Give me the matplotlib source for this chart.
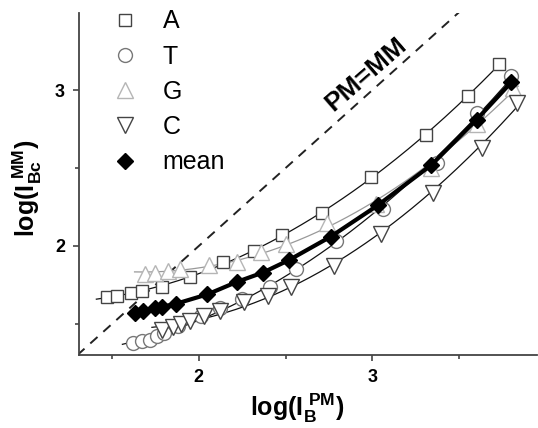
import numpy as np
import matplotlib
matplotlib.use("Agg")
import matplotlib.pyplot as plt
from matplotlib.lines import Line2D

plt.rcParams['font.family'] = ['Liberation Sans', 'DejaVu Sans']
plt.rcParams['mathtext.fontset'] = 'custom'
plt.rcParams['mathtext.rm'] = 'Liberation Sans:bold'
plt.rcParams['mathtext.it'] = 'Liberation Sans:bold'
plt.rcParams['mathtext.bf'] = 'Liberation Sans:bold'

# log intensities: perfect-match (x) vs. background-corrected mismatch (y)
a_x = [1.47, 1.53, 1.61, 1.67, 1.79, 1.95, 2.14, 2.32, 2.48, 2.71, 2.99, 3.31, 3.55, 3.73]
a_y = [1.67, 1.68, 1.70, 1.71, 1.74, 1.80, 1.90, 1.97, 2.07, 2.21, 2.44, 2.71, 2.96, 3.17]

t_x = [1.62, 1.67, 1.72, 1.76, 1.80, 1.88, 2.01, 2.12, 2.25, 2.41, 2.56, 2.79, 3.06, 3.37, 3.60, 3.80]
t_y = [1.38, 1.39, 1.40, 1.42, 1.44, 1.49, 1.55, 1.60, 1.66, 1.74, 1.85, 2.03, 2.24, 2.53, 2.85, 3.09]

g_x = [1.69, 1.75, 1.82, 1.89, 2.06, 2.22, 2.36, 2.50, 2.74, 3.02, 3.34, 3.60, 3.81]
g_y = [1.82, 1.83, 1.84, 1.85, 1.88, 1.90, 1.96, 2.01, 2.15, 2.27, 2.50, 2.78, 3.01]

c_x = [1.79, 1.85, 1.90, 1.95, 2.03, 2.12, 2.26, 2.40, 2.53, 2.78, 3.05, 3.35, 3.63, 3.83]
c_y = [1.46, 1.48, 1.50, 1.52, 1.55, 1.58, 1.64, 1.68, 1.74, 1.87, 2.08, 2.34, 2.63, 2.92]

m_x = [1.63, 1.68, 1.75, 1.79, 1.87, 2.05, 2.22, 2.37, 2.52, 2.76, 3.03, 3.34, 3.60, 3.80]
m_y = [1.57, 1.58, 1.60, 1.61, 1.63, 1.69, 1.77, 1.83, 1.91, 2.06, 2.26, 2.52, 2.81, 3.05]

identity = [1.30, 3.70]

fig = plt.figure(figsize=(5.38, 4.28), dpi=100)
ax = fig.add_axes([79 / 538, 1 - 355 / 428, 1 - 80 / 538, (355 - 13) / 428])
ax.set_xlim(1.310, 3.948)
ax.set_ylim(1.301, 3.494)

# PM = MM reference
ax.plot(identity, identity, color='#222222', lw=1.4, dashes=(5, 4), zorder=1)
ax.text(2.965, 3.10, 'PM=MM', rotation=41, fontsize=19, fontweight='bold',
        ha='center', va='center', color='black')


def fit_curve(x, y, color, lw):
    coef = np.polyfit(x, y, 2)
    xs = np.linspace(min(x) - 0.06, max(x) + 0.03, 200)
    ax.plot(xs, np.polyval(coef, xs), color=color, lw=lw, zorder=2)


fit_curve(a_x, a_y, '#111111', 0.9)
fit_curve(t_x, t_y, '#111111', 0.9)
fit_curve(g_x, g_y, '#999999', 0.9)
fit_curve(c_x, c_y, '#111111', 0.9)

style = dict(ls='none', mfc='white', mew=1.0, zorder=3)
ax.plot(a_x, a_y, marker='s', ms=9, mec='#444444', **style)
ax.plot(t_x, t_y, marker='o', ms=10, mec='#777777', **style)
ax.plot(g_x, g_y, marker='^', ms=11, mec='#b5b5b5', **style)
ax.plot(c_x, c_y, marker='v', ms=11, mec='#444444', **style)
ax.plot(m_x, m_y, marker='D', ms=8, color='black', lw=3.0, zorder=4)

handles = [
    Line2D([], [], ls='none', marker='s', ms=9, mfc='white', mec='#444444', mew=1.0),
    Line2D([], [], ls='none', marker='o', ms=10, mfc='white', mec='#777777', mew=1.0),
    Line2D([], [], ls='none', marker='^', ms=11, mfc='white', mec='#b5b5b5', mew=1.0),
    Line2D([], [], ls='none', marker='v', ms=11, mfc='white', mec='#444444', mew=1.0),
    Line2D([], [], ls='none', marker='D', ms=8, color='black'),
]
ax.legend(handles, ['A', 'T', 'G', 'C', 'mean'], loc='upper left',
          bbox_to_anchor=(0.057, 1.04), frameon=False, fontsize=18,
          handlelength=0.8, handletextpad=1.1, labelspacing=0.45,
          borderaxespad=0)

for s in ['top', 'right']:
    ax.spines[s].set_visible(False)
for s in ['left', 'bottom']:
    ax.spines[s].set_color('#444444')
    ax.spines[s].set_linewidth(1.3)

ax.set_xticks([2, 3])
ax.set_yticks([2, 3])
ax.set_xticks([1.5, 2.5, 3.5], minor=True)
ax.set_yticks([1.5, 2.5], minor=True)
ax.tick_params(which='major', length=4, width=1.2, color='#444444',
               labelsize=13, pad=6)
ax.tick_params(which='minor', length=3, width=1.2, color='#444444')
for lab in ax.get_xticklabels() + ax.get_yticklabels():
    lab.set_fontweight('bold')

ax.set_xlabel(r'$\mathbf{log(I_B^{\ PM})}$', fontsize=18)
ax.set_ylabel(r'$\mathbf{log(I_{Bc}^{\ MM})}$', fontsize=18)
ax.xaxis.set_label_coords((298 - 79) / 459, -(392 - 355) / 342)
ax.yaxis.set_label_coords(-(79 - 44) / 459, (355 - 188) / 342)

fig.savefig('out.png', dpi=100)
════════
▶ Written request
From the first line of the material down to the line containing "plt.rcParams['mathtext.bf'] = 'Liberation", inclusive, return each line exactly, skipping any picture.

▶ Complete response
Give me the matplotlib source for this chart.
import numpy as np
import matplotlib
matplotlib.use("Agg")
import matplotlib.pyplot as plt
from matplotlib.lines import Line2D

plt.rcParams['font.family'] = ['Liberation Sans', 'DejaVu Sans']
plt.rcParams['mathtext.fontset'] = 'custom'
plt.rcParams['mathtext.rm'] = 'Liberation Sans:bold'
plt.rcParams['mathtext.it'] = 'Liberation Sans:bold'
plt.rcParams['mathtext.bf'] = 'Liberation Sans:bold'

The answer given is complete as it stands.